The two biggest Czech political parties, the Civic Democrats and the Social Democrats, are neck in neck four months ahead of the early general elections, according to a new poll by the STEM which was published on Friday. The poll suggests that both parties would gain just over 28 percent of the vote. Third in the poll came the Communists, with 12.8 percent, followed by the Christian Democrats with 6.2 percent. That party would also be the last to get into Parliament. The poll was carried out before a new party, TOP 09, formed last week. According to other public opinion surveys, TOP 09 could gain as much as 12 percent of the vote in October’s early elections to the lower house.
The lower house of the Czech Parliament refused on Friday to grant foreigners unlimited rights to buy Czech real estate. The limitations were imposed on foreign nationals for the period of five years as part of the accession agreement between the Czech Republic and the EU in 2004. The limits expired on May 1 but are still part of the Foreign Exchange Act. However, Social Democrat and Communist MPs voted against the government’s amendment to alter the act. Finance Minister Edvard Janota told reporters the rejection was a “scandal” as the Czech Republic will now risk sanctions from the EU. Mr Janota said he will submit the amendment to the Chamber of Deputies again.
The seventh case of swine flu in the Czech Republic was confirmed on Friday, only one day after the announcement of the last case. Czech health authorities said a 28-year-old woman who recently travelled from the United States tested positive for the H1N1 virus. The patient is in good clinical condition and is being monitored at her home.
Around 7,000 secondary school students from around the country marched in Prague on Friday in protest against the government’s plan to introduce uniform school-leaving exams. Students take the exam, known as maturita, at the end of their secondary education.
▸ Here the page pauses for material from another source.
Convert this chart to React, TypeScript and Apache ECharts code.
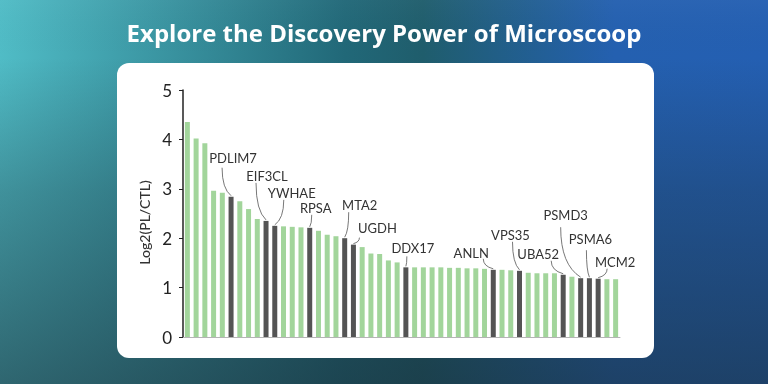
import React, { useEffect, useRef } from "react";
import * as echarts from "echarts";

const titleText = "Explore the Discovery Power of Microscoop";
const yAxisName = "Log2(PL/CTL)";
const yTicks = [0, 1, 2, 3, 4, 5];

const values = [
  4.35, 4.02, 3.92, 2.96, 2.92, 2.84, 2.75, 2.59, 2.39, 2.35,
  2.25, 2.24, 2.23, 2.22, 2.21, 2.15, 2.07, 2.04, 2.0, 1.87,
  1.82, 1.69, 1.68, 1.55, 1.51, 1.41, 1.41, 1.41, 1.41, 1.41,
  1.4, 1.4, 1.39, 1.39, 1.38, 1.36, 1.36, 1.35, 1.34, 1.3,
  1.29, 1.29, 1.29, 1.26, 1.22, 1.19, 1.19, 1.18, 1.17, 1.17,
];
const categories = values.map((_, i) => `P${i + 1}`);

const labeledGenes = ["PDLIM7", "EIF3CL", "YWHAE", "RPSA", "MTA2", "UGDH", "DDX17", "ANLN", "VPS35", "UBA52", "PSMD3", "PSMA6", "MCM2"];
const labeledIndex = [5, 9, 10, 14, 18, 19, 25, 35, 38, 43, 45, 46, 47];

// label layout (pixel offsets of text centre and leader start, relative to bar top)
const labelLayout: Record<string, { tx: number; ty: number; lx: number; ly: number }> = {
  PDLIM7: { tx: 2, ty: -38, lx: -9, ly: -28 },
  EIF3CL: { tx: 1, ty: -44, lx: -10, ly: -37 },
  YWHAE: { tx: 17, ty: -32, lx: 9, ly: -25 },
  RPSA: { tx: 6, ty: -19, lx: 2, ly: -12 },
  MTA2: { tx: 15, ty: -32, lx: 4, ly: -25 },
  UGDH: { tx: 24, ty: -16, lx: 6, ly: -6 },
  DDX17: { tx: 7, ty: -18, lx: 1, ly: -10 },
  ANLN: { tx: -22, ty: -16, lx: -10, ly: -10 },
  VPS35: { tx: -9, ty: -35, lx: -7, ly: -28 },
  UBA52: { tx: -25, ty: -20, lx: -12, ly: -13 },
  PSMD3: { tx: -15, ty: -62, lx: -20, ly: -50 },
  PSMA6: { tx: 1, ty: -38, lx: -3, ly: -27 },
  MCM2: { tx: 17, ty: -16, lx: 9, ly: -9 },
};

const GREEN = "#a2d59b";
const DARK = "#545454";
const FONT = "Lato, 'Noto Sans', sans-serif";

export default function App() {
  const ref = useRef<HTMLDivElement>(null);
  useEffect(() => {
    if (!ref.current) return;
    const chart = echarts.init(ref.current, null, { renderer: "svg" });
    const bgGraphics: any[] = [
      {
        type: "rect",
        z: -20,
        silent: true,
        shape: { x: 0, y: 0, width: 768, height: 384 },
        style: {
          fill: new echarts.graphic.LinearGradient(0, 0, 1, 0, [
            { offset: 0, color: "#50bcc6" },
            { offset: 0.45, color: "#216878" },
            { offset: 0.55, color: "#1f5d6c" },
            { offset: 0.8, color: "#2460b0" },
            { offset: 1, color: "#245fb2" },
          ]),
        },
      },
      {
        type: "rect",
        z: -19,
        silent: true,
        shape: { x: 0, y: 0, width: 768, height: 384 },
        style: {
          fill: new echarts.graphic.LinearGradient(0, 0, 0, 1, [
            { offset: 0, color: "rgba(255,255,255,0.03)" },
            { offset: 0.15, color: "rgba(25,45,55,0)" },
            { offset: 0.5, color: "rgba(25,45,55,0.3)" },
            { offset: 1, color: "rgba(25,45,55,0.6)" },
          ]),
        },
      },
      {
        type: "rect",
        z: -18,
        silent: true,
        shape: { x: 117, y: 63, width: 537, height: 295, r: 12 },
        style: { fill: "#ffffff" },
      },
    ];
    const labeledSet = new Set(labeledIndex);
    chart.setOption({
      animation: false,
      title: {
        text: titleText,
        left: "center",
        top: 15,
        textStyle: { color: "#ffffff", fontSize: 24, fontWeight: 700, fontFamily: "'Open Sans', Lato, sans-serif" },
      },
      grid: { left: 183, right: 148, top: 90, bottom: 47 },
      xAxis: {
        type: "category",
        data: categories,
        axisLine: { show: true, lineStyle: { color: "#b5b5b5", width: 1 } },
        axisTick: { show: false },
        axisLabel: { show: false },
        splitLine: { show: false },
      },
      yAxis: {
        type: "value",
        min: yTicks[0],
        max: yTicks[yTicks.length - 1],
        interval: 1,
        name: yAxisName,
        nameLocation: "middle",
        nameGap: 32,
        nameTextStyle: { color: "#333", fontSize: 14, fontWeight: 500, fontFamily: FONT, padding: [0, 0, 0, -18] },
        axisLine: { show: true, lineStyle: { color: "#222", width: 1.5 } },
        axisTick: { show: true, length: 4, lineStyle: { color: "#222" } },
        axisLabel: { color: "#222", fontSize: 17, fontFamily: FONT, margin: 11 },
        splitLine: { show: false },
      },
      series: [
        {
          type: "bar",
          barWidth: 5,
          data: values.map((v, i) => ({
            value: v,
            itemStyle: { color: labeledSet.has(i) ? DARK : GREEN },
          })),
        },
      ],
      graphic: bgGraphics,
    });

    const labelGraphics: any[] = [];
    labeledGenes.forEach((g, k) => {
      const idx = labeledIndex[k];
      const p = chart.convertToPixel({ xAxisIndex: 0, yAxisIndex: 0 }, [idx, values[idx]]) as number[];
      const L = labelLayout[g];
      const bx = p[0];
      const by = p[1] - 1;
      labelGraphics.push({
        type: "text",
        z: 50,
        silent: true,
        x: bx + L.tx,
        y: by + L.ty,
        style: {
          text: g,
          fill: "#333",
          font: `13px ${FONT}`,
          textAlign: "center",
          textVerticalAlign: "middle",
        },
      });
      const x1 = bx + L.lx;
      const y1 = by + L.ly;
      labelGraphics.push({
        type: "bezierCurve",
        z: 50,
        silent: true,
        shape: { x1, y1, x2: bx, y2: by, cpx1: x1, cpy1: y1 + 0.75 * (by - y1) },
        style: { stroke: "#555", lineWidth: 0.8, fill: "none" },
      });
    });
    chart.setOption({ graphic: [...bgGraphics, ...labelGraphics] });

    return () => chart.dispose();
  }, []);
  return <div ref={ref} style={{ position: "fixed", left: 0, top: 0, width: 768, height: 384 }} />;
}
Until now, each school designed its own exam. The government wanted to change that from next year and introduce a standard final exam for all students at Czech secondary schools. The protesters said the project was poorly prepared, and complained they did not have enough information about study requirements for the exam. Czech Education Minister Miroslava Kopicová, who met with some of the protesters, said the project could be postponed by a year.
The ashes of the late singer Waldemar Matuška were interred in Prague’s Vyšehrad cemetery on Friday, after more than 12,000 people, including President Václav Klaus, paid their respect to the singer the previous day. Waldermar Matuška, one of the most popular Czech singers of the 1960s and 70s, died in his Florida home last month.
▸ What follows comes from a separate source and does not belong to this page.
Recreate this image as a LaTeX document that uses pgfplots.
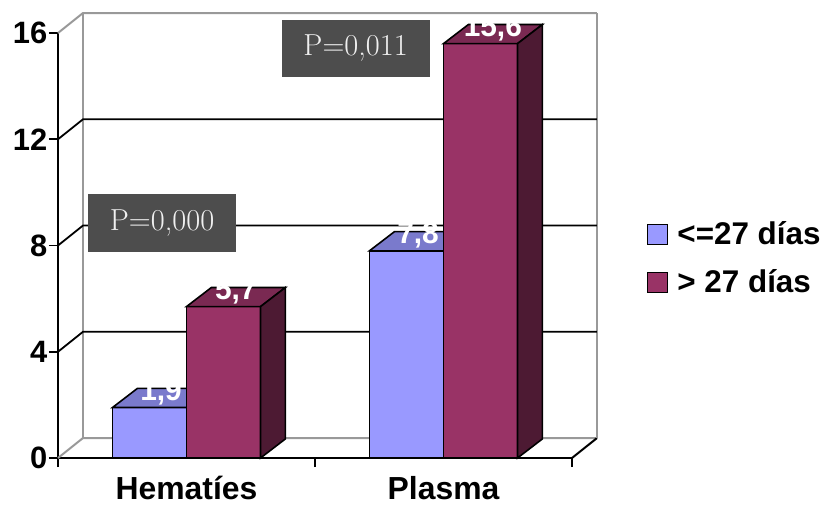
\documentclass[border=0pt]{standalone}
\usepackage{fontspec}
\setsansfont{Liberation Sans}
\usepackage{pgfplots}
\pgfplotsset{compat=1.18}
\definecolor{bfront}{HTML}{9999FF}
\definecolor{btop}{HTML}{7A7ACC}
\definecolor{rfront}{HTML}{993366}
\definecolor{rtop}{HTML}{7A2952}
\definecolor{rside}{HTML}{4D1A33}
\definecolor{wallg}{HTML}{999999}
\definecolor{boxg}{HTML}{4D4D4D}
\begin{document}
\begin{tikzpicture}
\pgfplotsset{sqlegend/.style={legend image code/.code={\draw[##1, draw=black, line width=1.2bp] (0bp,-10bp) rectangle (20bp,10bp);}}}
\begin{axis}[
  at={(0,0)}, anchor=south west,
  scale only axis, width=514bp, height=425bp,
  xmin=0, xmax=2, ymin=0, ymax=16,
  clip=false,
  axis x line*=bottom, axis y line*=left,
  axis line style={black, line width=1.6bp, -},
  ytick={0,4,8,12,16},
  xtick={0,1,2}, xticklabels={},
  extra x ticks={0.5,1.5}, extra x tick labels={Hematíes,Plasma},
  extra x tick style={major tick length=0pt},
  tick align=outside, major tick length=9bp,
  tick style={black, line width=1.6bp},
  /pgf/number format/assume math mode=true,
  yticklabel style={font=\fontsize{31}{34}\selectfont\sffamily\bfseries, inner sep=1.5bp},
  xticklabel style={font=\fontsize{32}{34}\selectfont\sffamily\bfseries, inner sep=0pt, text depth=0pt, yshift=-18bp},
  legend style={at={(1.146,0.469)}, anchor=west, draw=none, fill=none, inner sep=0pt, row sep=27bp,
    font=\fontsize{31.5}{33}\selectfont\sffamily\bfseries, cells={anchor=west},
    nodes={inner sep=0pt, text height=20bp, text depth=0bp},
    /tikz/every odd column/.append style={column sep=9bp}},
  legend cell align=left,
]
% back wall and gridlines
\addplot[wallg, line width=2bp, forget plot] coordinates {(0,0) (0.097,0.75) (2.097,0.75)};
\addplot[black, line width=2bp, forget plot] coordinates {(2,0) (2.097,0.75)};
\addplot[wallg, line width=2bp, forget plot] coordinates {(0.097,0.75) (0.097,16.75)};
\addplot[wallg, line width=2bp, forget plot] coordinates {(2.097,0.75) (2.097,16.75)};
\addplot[wallg, line width=2bp, forget plot] coordinates {(0,16) (0.097,16.75) (2.097,16.75)};
\addplot[black, line width=1.8bp, forget plot] coordinates {(0,4) (0.097,4.75) (2.097,4.75)};
\addplot[black, line width=1.8bp, forget plot] coordinates {(0,8) (0.097,8.75) (2.097,8.75)};
\addplot[black, line width=1.8bp, forget plot] coordinates {(0,12) (0.097,12.75) (2.097,12.75)};
% series 1: <=27 dias
\addplot[ybar, bar width=0.288, bar shift=-0.144, fill=bfront, draw=black, line width=1.6bp, sqlegend]
  coordinates {(0.5,1.9) (1.5,7.8)};
\addlegendentry{<=27 días}
\addplot[fill=btop, draw=black, line width=1.6bp, forget plot] coordinates {(0.212,1.9) (0.309,2.62) (0.597,2.62) (0.5,1.9)} -- cycle;
\addplot[fill=btop, draw=black, line width=1.6bp, forget plot] coordinates {(1.212,7.8) (1.309,8.52) (1.597,8.52) (1.5,7.8)} -- cycle;
\node[text=white, anchor=base, font=\fontsize{30}{32}\selectfont\sffamily\bfseries] at (axis cs:0.401,1.9) [yshift=7bp] {1,9};
\node[text=white, anchor=base, font=\fontsize{30}{32}\selectfont\sffamily\bfseries] at (axis cs:1.401,7.8) [yshift=7bp] {7,8};
% series 2: > 27 dias
\addplot[ybar, bar width=0.288, bar shift=0.144, fill=rfront, draw=black, line width=1.6bp, sqlegend]
  coordinates {(0.5,5.7) (1.5,15.6)};
\addlegendentry{> 27 días}
\addplot[fill=rtop, draw=black, line width=1.6bp, forget plot] coordinates {(0.5,5.7) (0.597,6.42) (0.885,6.42) (0.788,5.7)} -- cycle;
\addplot[fill=rside, draw=black, line width=1.6bp, forget plot] coordinates {(0.788,0) (0.885,0.72) (0.885,6.42) (0.788,5.7)} -- cycle;
\addplot[fill=rtop, draw=black, line width=1.6bp, forget plot] coordinates {(1.5,15.6) (1.597,16.32) (1.885,16.32) (1.788,15.6)} -- cycle;
\addplot[fill=rside, draw=black, line width=1.6bp, forget plot] coordinates {(1.788,0) (1.885,0.72) (1.885,16.32) (1.788,15.6)} -- cycle;
\node[text=white, anchor=base, font=\fontsize{30}{32}\selectfont\sffamily\bfseries] at (axis cs:0.692,5.7) [yshift=7bp] {5,7};
\node[text=white, anchor=base, font=\fontsize{30}{32}\selectfont\sffamily\bfseries] at (axis cs:1.692,15.6) [yshift=7bp] {15,6};
% P-value boxes
\node[fill=boxg, text=white!94!black, minimum width=148bp, minimum height=58bp, inner sep=0pt, font=\fontsize{30.5}{32}\selectfont\rmfamily] at (axis cs:0.405,8.85) {P=0,000};
\node[fill=boxg, text=white!94!black, minimum width=148bp, minimum height=57bp, inner sep=0pt, font=\fontsize{30.5}{32}\selectfont\rmfamily] at (axis cs:1.158,15.42) {P=0,011};
\end{axis}
\pgfresetboundingbox
\path (-58bp,-47bp) rectangle (767bp,458bp);
\end{tikzpicture}
\end{document}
Czech farmers are going to block motorways around the country on June 29 in protest against low milk prices, the head of the Czech Agricultural Chamber, Jan Veleba, told the press on Friday. Czech farmers demand help from the government and the EU, and want fixed minimum milk prices to be introduced.Mr Veleba said several hundred farmers are likely to join in the protest but did not disclose which parts of the Czech highway system will be blocked.
In related news, the lower house of Parliament approved an association agreement between the EU and Bosnia and Herzegovina. The agreement is required for the future entry of the country into the European Union, and has to be ratified by all of the EU’s 27 member states. The EU has signed similar documents with Albania, Croatia, the Former Yugoslav Republic of Macedonia, and Serbia.
The European Union summit in Brussels, chaired by Czech Prime Minister Jan Fischer, called on Friday on the Iranian authorities to allow peaceful protests against the disputed presidential election. The summit also agreed on concessions designed to spur Ireland to ratify the Lisbon treaty. Leaders of the bloc’s 27 member states also supported the bid of Jose Manuel Barroso for another term as the president of the European Commission. The EU summit in Brussels is the last major event of the Czech presidency of the bloc; the Czech Republic will hand the presidency over to Sweden at the end of the month.
The National Czech and Slovak Museum in Cedar Rapids, Iowa, in the United States, is going to move to a new location. The museum’s director, Gail Naughton, told a local radio station that the institute would move due the high risk of floods in the area. The museum was heavily damaged by flooding in June 2008 which destroyed the library and displays about the history of Czech and Slovak minorities in the US. The museum, which was founded in 1995 and attracted some 35,000 visitors each year, is expected to re-open at the new location within three to five years’ time.